There is nothing worse than paying a compliment and the recipient narrows their eyes and looks at you suspiciously or simply starts to disagree with you, and even sometimes gets angry with you. Worse still is when someone goes bright red with embarrassment as if to say, “You can’t honestly mean that?”

So when paying a genuine, and by genuine I mean honest and sincere, compliment, it is a gift because it’s a chance to make someone feel good about themselves, and that is something that should be thanked. I’m no shrink but I gather that if you are nice to people they tend to be nice back.

So my number one rule is only give a genuine compliment, otherwise you are simply going to embarrass someone, which is worse than paying no compliment at all. And look them straight in the eye when you do it – if not, you might as well text them the compliment!

It’s always nice to receive a compliment but also tempting to dismiss them easily.

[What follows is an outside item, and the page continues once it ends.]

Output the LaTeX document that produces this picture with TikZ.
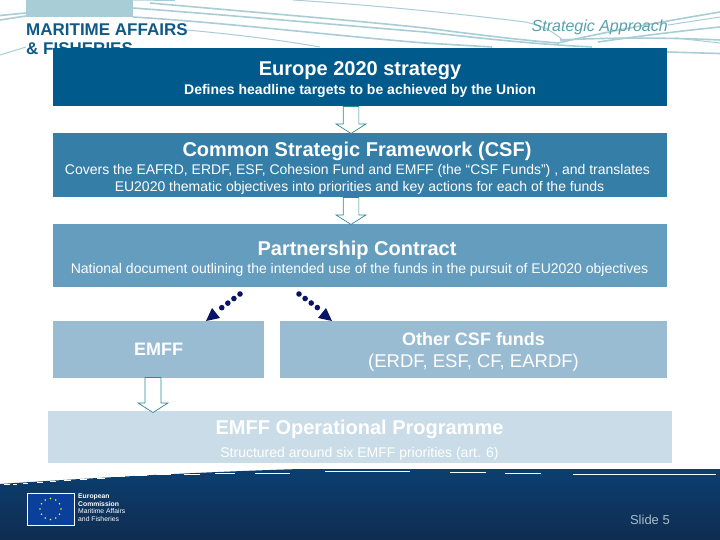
\documentclass[tikz,border=0pt]{standalone}
\usepackage{fontspec}
\setmainfont{Liberation Sans}
\usetikzlibrary{shapes.arrows,calc}
\definecolor{cA}{HTML}{005A8C}
\definecolor{cB}{HTML}{347EA8}
\definecolor{cC}{HTML}{659DBF}
\definecolor{cD}{HTML}{9ABCD3}
\definecolor{cE}{HTML}{C9DCE7}
\definecolor{wave}{HTML}{A9CDD6}
\definecolor{teal}{HTML}{2F8A96}
\definecolor{navy}{HTML}{0A1464}
\definecolor{headc}{HTML}{0F5A85}
\definecolor{slidec}{HTML}{A8BDCB}
\definecolor{footA}{HTML}{0B3F70}
\definecolor{footB}{HTML}{102C50}
\definecolor{logoc}{HTML}{0A3F9A}
\tikzset{
 box/.style={anchor=north west,inner sep=0pt,outer sep=0pt,draw=none},
 ttl/.style={text=white,font=\fontsize{20}{22}\selectfont\bfseries,inner sep=0pt},
 subt/.style={text=white,font=\fontsize{14}{16}\selectfont,inner sep=0pt},
 hollow/.style={single arrow,shape border rotate=270,draw=teal,fill=white,line width=0.7pt,inner sep=7.5pt,outer sep=0pt,single arrow head extend=7pt,single arrow tip angle=115},
 dots/.style={draw=navy,line width=5.6pt,line cap=round,dash pattern=on 0pt off 7.6pt},
 tiptri/.style={fill=navy,draw=none},
 wv/.style={draw=wave,line width=1.6pt},
 wvt/.style={draw=wave,line width=1pt}
}
\begin{document}
\begin{tikzpicture}[x=1pt,y=-1pt]
\useasboundingbox (0,0) rectangle (720,540);
\fill[white] (0,0) rectangle (720,540);
% header waves
\fill[wave] (26,0) rectangle (133,17.5);
\draw[wv] (0,15.5) -- (26,13);
\draw[wv] (0,20) -- (26,16);
\draw[wvt] (0,55) -- (26,47);
\draw[wvt] (133,0) -- (175,0.5);
\draw[wvt] (293,0) .. controls (340,3) and (430,10) .. (525,22) .. controls (545,26) and (555,33) .. (565,42);
\draw[wv] (150,3) .. controls (250,12) and (350,20) .. (425,28) .. controls (480,35) and (520,40) .. (558,43);
\draw[wv] (133,8) .. controls (240,16) and (350,26) .. (425,32) .. controls (470,37) and (530,44) .. (592,47);
\draw[wv] (133,17) .. controls (230,23) and (347,37) .. (425,43) -- (492,47);
\draw[wvt] (187,30) .. controls (240,35) and (280,40) .. (320,47);
\draw[wv] (558,43) .. controls (600,33) and (660,22) .. (720,12);
\draw[wvt] (668,25) -- (720,17);
\draw[wv] (598,42) .. controls (640,36) and (680,31) .. (720,27);
\draw[wv] (560,40) .. controls (620,37) and (680,38) .. (720,40);
\draw[wvt] (675,38) -- (720,43);
\draw[wv] (667,52) -- (720,53.5);
\node[anchor=west,inner sep=0pt,text=headc,font=\fontsize{17}{19}\selectfont\bfseries] (hd1) at (26,30) {MARITIME AFFAIRS};
\node[anchor=west,inner sep=0pt,text=headc,font=\fontsize{17}{19}\selectfont\bfseries] (hd2) at (26,49) {\& FISHERIES};
\node[anchor=east,inner sep=0pt,text=teal!80,font=\fontsize{16}{18}\selectfont\itshape] (appr) at (668,27) {Strategic Approach};
% boxes
\node[box,fill=cA,minimum width=614pt,minimum height=58pt] (b1) at (53,48) {};
\node[box,fill=cB,minimum width=614pt,minimum height=64pt] (b2) at (53,133) {};
\node[box,fill=cC,minimum width=614pt,minimum height=63pt] (b3) at (53,224) {};
\node[box,fill=cD,minimum width=211pt,minimum height=57pt] (b4) at (53,321) {};
\node[box,fill=cD,minimum width=387pt,minimum height=57pt] (b5) at (280,321) {};
\node[box,fill=cE,minimum width=624pt,minimum height=52pt] (b6) at (48,411) {};
% texts
\node[ttl] (t1) at (360,71) {Europe 2020 strategy};
\node[subt,font=\fontsize{14}{16}\selectfont\bfseries] (s1) at (360,91) {Defines headline targets to be achieved by the Union};
\node[ttl] (t2) at (357,151) {Common Strategic Framework (CSF)};
\node[subt] (s2a) at (357.5,171) {Covers the EAFRD, ERDF, ESF, Cohesion Fund and EMFF (the “CSF Funds”) , and translates};
\node[subt] (s2b) at (359.5,188) {EU2020 thematic objectives into priorities and key actions for each of the funds};
\node[ttl] (t3) at (357,250) {Partnership Contract};
\node[subt] (s3) at (359.5,270) {National document outlining the intended use of the funds in the pursuit of EU2020 objectives};
\node[subt,font=\fontsize{18}{20}\selectfont\bfseries] (t4) at (158.5,349) {EMFF};
\node[subt,font=\fontsize{18}{20}\selectfont\bfseries] (t5a) at (473.5,339.5) {Other CSF funds};
\node[subt,font=\fontsize{18.5}{20}\selectfont] (t5b) at (473.5,363) {(ERDF, ESF, CF, EARDF)};
\node[ttl] (t6) at (359.5,429) {EMFF Operational Programme};
\node[subt] (s6) at (359.5,454) {Structured around six EMFF priorities (art. 6)};
% hollow arrows
\node[hollow,minimum height=27pt,minimum width=29pt] (a1) at (351,117.5) {};
\node[hollow,minimum height=27pt,minimum width=29pt] (a2) at (351,208.5) {};
\node[hollow,minimum height=35pt,minimum width=30pt] (a3) at (153,392.5) {};
% dotted arrows
\coordinate (d1s) at (240,294);
\coordinate (d1e) at (216,312);
\coordinate (d2s) at (299,294);
\coordinate (d2e) at (322,311);
\draw[dots] (d1s) -- (d1e);
\draw[dots] (d2s) -- (d2e);
\fill[tiptri] (206,321) -- (212,308) -- (220,318) -- cycle;
\fill[tiptri] (332,321) -- (326,308) -- (318,318) -- cycle;
% footer
\path[top color=footA,bottom color=footB]
 (0,484) .. controls (90,478) and (200,472) .. (300,469) -- (720,469) -- (720,540) -- (0,540) -- cycle;
\foreach \xa/\xb/\yy in {4/10/484, 13/17/484, 23/28/483, 37/43/482, 50/56/481, 64/71/480, 80/87/479, 97/105/478, 115/125/476.5, 135/147/475.5, 157/171/474.5, 184/200/474, 215/235/473, 255/290/473, 325/410/471.5, 450/486/472.5, 505/541/473.5, 573/716/474}
 \draw[white,line width=0.8pt] (\xa,\yy) -- (\xb,\yy);
% logo
\node[box,fill=logoc,draw=white,line width=0.8pt,minimum width=47pt,minimum height=32pt] (logo) at (27,493) {};
\foreach \ang in {0,30,...,330}
 \fill[yellow!85!white] ($(50.5,509)+(\ang:10.5)$) circle (0.9);
\node[anchor=north west,inner sep=0pt,align=left,text=white,font=\fontsize{6.8}{7.7}\selectfont] (lt) at (78,493.5) {\textbf{European}\\\textbf{Commission}\\Maritime Affairs\\and Fisheries};
\node[anchor=east,inner sep=0pt,text=slidec,font=\fontsize{13}{15}\selectfont] (sl) at (670,520) {Slide 5};
\end{tikzpicture}
\end{document}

Someone compliments my hair and I say, “Oh I washed it…for once!” Someone compliments my outfit, “What? This old thing?” But if someone told me I did a good business deal, I would look them straight in the eye, shake their hand and simply say, “Thank you – that’s very kind of you to say.” You see, it’s a confidence thing. I’m not sure my hair ever looks good, and I’m never keen on my outfit. When people tell me I always look smart and well dressed, I’m constantly amazed! Grateful, but amazed all the same.

But I realise that not accepting a genuine compliment is just plain rude. And when someone tells you, “You look nice,” and you respond by saying, “And you too,” when they have the flu and are wearing their PJs, it underestimates the value of the compliment they have given you. 

 I also deal with fake compliments swiftly. I remember a manager’s wife once looking at me up and down when I was only in my twenties and saying to me, “One day you’ll be able to afford a £1,000 suit, like mine.” “£1,000?” I replied. “So cheap…you must have got it in the sale?”

So, now my rule is, when someone pays me a compliment, I use just two words. Thank you. And I smile. I accept it with grace and warmth. As it’s so easy to underestimate the power of a genuine compliment, a touch of the hand, a smile, and a thank you – these are all acts of caring and they are more powerful than you can imagine.